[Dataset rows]

------------------------

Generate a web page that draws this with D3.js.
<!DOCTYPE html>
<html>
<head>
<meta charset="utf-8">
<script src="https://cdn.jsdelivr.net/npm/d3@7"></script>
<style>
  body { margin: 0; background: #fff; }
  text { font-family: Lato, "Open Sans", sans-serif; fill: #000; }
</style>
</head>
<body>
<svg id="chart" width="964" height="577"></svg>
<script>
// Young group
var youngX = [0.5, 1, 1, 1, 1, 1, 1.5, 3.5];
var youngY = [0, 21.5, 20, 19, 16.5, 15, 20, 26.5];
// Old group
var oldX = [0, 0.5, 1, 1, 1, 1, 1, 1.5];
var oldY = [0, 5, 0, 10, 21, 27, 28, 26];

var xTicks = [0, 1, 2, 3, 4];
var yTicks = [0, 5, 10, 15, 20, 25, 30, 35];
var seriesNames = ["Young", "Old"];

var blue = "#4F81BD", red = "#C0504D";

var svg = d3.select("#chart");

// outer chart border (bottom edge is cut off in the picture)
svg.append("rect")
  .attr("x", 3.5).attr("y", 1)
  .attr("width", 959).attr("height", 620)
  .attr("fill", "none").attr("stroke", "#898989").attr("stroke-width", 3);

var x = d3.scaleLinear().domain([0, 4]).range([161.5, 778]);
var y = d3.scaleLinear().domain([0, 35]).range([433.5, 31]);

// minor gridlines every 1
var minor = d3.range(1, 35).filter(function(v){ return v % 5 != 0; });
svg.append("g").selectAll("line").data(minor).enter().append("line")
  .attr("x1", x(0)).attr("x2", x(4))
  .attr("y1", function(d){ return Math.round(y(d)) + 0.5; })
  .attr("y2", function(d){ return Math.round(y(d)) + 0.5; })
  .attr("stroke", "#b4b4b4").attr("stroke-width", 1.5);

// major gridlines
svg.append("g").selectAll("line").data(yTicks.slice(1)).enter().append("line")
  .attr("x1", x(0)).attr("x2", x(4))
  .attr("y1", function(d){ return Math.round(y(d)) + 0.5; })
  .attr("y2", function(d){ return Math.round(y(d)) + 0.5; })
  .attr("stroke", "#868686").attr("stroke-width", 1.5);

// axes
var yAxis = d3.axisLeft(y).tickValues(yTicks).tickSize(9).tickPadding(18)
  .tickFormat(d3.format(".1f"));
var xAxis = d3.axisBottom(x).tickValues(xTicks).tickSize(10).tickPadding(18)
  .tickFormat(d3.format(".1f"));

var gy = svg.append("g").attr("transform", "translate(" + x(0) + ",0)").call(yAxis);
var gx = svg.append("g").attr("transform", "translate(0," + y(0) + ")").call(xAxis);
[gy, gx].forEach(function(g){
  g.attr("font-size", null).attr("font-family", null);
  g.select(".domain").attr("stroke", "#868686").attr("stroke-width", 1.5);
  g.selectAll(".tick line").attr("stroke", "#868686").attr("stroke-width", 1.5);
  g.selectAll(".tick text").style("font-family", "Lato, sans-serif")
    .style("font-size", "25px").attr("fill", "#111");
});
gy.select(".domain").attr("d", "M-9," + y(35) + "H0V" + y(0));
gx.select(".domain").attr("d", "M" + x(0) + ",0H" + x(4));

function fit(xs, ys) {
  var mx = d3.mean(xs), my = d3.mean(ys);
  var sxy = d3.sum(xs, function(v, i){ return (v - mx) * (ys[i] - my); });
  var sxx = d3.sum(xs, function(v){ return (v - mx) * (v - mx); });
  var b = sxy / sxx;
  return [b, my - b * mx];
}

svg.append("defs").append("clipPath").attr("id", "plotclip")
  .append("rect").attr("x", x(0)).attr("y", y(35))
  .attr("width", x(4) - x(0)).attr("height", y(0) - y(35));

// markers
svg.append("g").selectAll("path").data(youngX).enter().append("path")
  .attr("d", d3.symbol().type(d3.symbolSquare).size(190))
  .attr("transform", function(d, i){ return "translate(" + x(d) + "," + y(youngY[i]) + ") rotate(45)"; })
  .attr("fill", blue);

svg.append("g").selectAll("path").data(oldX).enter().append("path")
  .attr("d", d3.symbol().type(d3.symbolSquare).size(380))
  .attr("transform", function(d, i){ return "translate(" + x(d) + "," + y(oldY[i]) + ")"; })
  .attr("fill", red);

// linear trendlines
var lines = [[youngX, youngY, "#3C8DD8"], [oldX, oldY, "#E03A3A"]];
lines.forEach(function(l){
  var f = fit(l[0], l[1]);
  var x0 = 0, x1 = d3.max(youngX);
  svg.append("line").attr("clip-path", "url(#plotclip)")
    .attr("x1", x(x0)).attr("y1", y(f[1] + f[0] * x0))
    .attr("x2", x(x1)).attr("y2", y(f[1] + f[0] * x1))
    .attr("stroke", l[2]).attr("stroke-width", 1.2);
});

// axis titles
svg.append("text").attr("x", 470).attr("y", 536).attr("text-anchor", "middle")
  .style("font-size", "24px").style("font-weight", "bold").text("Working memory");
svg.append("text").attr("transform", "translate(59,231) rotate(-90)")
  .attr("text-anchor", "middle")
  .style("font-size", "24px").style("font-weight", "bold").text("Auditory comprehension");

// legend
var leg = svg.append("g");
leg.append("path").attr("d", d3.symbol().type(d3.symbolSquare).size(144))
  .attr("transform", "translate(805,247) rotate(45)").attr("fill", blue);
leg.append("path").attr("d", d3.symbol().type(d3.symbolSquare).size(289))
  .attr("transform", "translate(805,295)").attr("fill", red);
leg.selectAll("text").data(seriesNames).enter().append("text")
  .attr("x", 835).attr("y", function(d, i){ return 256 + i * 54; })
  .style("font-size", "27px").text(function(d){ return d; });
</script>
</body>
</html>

------------------------

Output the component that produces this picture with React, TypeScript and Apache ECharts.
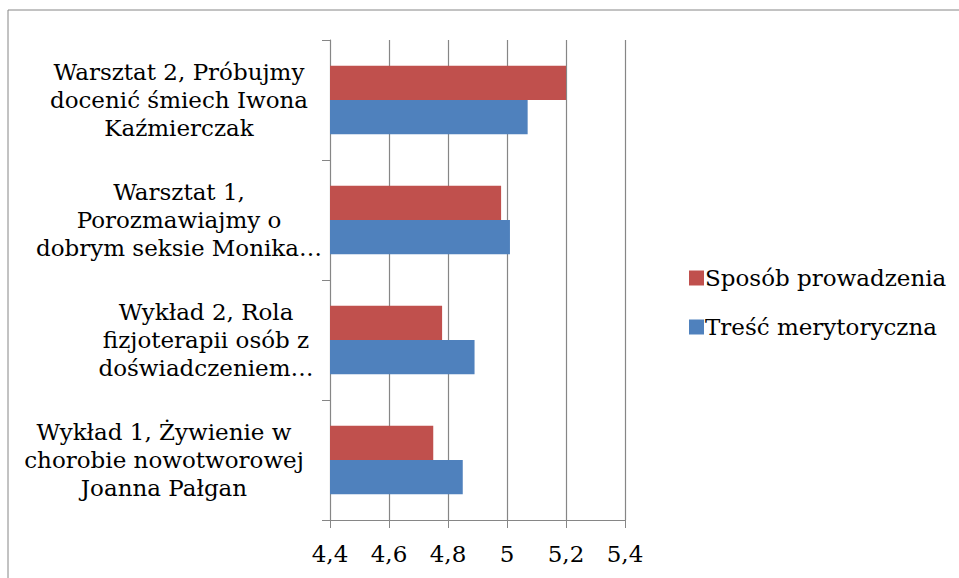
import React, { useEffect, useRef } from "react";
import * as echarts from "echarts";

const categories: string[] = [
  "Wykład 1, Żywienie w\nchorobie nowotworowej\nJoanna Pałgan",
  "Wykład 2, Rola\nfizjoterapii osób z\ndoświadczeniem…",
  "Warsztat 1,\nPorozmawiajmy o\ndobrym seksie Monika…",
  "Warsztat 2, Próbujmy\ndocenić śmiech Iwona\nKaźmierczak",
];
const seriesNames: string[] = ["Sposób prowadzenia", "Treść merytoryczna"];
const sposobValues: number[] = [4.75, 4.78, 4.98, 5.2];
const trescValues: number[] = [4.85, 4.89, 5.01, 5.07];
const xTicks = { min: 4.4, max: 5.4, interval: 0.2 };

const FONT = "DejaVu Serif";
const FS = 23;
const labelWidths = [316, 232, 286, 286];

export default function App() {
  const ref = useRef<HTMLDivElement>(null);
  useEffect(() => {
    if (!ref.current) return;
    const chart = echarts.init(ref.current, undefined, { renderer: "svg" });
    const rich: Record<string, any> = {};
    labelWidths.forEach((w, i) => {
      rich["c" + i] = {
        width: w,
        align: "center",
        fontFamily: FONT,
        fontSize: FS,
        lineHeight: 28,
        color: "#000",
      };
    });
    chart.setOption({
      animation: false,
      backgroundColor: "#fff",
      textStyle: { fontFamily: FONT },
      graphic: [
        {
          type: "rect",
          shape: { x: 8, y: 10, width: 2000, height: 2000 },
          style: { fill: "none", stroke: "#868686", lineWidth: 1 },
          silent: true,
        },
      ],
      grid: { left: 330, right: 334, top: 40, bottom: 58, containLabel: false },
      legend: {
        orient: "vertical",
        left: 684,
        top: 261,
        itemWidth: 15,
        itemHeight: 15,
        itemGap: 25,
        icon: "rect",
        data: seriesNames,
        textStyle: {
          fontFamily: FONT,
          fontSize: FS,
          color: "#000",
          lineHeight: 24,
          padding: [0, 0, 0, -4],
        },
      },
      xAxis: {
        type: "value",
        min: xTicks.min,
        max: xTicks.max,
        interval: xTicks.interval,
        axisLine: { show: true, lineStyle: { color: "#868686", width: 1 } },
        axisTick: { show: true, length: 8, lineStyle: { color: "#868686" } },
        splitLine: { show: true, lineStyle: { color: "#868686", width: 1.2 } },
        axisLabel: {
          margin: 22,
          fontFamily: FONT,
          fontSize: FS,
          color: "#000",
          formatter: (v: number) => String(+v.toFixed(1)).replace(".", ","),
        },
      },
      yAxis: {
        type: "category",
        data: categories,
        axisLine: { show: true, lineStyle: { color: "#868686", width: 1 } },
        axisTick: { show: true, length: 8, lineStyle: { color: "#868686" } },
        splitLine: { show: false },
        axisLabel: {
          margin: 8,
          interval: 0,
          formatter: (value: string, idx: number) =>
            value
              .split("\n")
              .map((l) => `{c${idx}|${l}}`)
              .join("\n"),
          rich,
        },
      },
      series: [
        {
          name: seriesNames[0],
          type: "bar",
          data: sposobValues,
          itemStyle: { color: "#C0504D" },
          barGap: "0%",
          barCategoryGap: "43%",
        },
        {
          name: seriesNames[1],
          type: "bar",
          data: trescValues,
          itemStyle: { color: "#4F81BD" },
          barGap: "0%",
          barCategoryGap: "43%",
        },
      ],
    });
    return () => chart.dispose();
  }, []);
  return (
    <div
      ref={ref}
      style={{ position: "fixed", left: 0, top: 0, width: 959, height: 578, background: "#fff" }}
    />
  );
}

------------------------

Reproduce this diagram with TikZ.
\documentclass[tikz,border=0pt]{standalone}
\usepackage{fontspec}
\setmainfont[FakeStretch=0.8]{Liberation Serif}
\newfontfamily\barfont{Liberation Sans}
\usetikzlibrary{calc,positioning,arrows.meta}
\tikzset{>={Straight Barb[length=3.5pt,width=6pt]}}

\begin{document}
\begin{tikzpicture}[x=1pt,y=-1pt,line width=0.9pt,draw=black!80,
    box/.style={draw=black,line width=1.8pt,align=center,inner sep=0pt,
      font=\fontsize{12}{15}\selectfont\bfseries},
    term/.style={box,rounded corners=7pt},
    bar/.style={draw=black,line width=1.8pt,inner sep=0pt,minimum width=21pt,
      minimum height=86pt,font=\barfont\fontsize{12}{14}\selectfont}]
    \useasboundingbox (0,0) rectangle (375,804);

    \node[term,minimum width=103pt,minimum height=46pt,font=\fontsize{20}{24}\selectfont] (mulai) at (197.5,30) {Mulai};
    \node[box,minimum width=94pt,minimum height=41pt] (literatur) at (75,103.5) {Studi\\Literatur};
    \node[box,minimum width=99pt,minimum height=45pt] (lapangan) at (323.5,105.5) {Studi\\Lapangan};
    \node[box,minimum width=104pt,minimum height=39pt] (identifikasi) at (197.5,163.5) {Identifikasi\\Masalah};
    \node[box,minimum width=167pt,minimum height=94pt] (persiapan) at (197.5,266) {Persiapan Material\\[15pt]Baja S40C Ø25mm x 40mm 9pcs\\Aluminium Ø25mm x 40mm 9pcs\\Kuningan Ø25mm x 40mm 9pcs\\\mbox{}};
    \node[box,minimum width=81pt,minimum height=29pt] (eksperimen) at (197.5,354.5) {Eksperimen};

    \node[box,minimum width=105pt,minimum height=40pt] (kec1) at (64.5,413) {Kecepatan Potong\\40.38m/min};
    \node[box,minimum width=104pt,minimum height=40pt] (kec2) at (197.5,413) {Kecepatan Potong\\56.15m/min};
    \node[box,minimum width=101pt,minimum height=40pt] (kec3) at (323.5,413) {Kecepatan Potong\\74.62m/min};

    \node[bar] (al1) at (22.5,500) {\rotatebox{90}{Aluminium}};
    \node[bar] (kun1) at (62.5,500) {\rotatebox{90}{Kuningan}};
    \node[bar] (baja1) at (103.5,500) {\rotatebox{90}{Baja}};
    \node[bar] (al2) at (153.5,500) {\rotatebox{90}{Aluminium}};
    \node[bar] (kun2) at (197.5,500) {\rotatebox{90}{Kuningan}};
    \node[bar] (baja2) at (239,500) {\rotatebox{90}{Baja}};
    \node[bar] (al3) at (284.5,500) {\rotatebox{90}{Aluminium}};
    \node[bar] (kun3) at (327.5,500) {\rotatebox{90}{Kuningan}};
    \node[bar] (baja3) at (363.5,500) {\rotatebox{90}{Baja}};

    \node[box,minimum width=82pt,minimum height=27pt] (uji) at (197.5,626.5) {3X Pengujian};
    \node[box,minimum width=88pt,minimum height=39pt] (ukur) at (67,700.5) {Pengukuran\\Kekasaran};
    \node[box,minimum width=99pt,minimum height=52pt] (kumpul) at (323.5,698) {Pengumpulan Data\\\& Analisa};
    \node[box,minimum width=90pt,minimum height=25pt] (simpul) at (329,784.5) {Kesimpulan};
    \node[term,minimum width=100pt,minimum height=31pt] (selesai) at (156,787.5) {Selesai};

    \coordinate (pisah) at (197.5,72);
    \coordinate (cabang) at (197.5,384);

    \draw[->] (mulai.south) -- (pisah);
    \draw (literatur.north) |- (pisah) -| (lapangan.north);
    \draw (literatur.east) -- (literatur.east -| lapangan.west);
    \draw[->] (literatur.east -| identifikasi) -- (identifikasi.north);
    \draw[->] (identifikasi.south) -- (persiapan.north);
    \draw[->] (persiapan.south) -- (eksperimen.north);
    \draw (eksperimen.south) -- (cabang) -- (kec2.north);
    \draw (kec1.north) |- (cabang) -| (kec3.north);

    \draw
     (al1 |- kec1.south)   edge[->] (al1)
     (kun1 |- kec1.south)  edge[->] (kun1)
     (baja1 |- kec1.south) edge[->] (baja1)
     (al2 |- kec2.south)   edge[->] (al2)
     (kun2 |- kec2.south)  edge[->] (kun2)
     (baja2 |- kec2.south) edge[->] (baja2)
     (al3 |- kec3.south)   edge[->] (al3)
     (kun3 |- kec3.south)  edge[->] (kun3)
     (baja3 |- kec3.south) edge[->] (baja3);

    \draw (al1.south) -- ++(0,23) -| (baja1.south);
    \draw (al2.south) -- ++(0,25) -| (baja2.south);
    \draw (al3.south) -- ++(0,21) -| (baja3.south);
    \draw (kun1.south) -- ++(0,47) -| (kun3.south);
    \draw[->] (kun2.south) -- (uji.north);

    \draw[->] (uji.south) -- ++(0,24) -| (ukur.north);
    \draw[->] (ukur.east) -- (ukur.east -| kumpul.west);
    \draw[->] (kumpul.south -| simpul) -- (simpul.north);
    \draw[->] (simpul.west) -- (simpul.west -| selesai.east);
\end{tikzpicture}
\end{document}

------------------------

**Directions**
What do the lines above say from the one containing "Reproduce this diagram with TikZ." down to the one containing "(0,0) rectangle (375,804);"? Return them exactly, both end lines included, and only them.

**Worked answer**
Reproduce this diagram with TikZ.
\documentclass[tikz,border=0pt]{standalone}
\usepackage{fontspec}
\setmainfont[FakeStretch=0.8]{Liberation Serif}
\newfontfamily\barfont{Liberation Sans}
\usetikzlibrary{calc,positioning,arrows.meta}
\tikzset{>={Straight Barb[length=3.5pt,width=6pt]}}

\begin{document}
\begin{tikzpicture}[x=1pt,y=-1pt,line width=0.9pt,draw=black!80,
    box/.style={draw=black,line width=1.8pt,align=center,inner sep=0pt,
      font=\fontsize{12}{15}\selectfont\bfseries},
    term/.style={box,rounded corners=7pt},
    bar/.style={draw=black,line width=1.8pt,inner sep=0pt,minimum width=21pt,
      minimum height=86pt,font=\barfont\fontsize{12}{14}\selectfont}]
    \useasboundingbox (0,0) rectangle (375,804);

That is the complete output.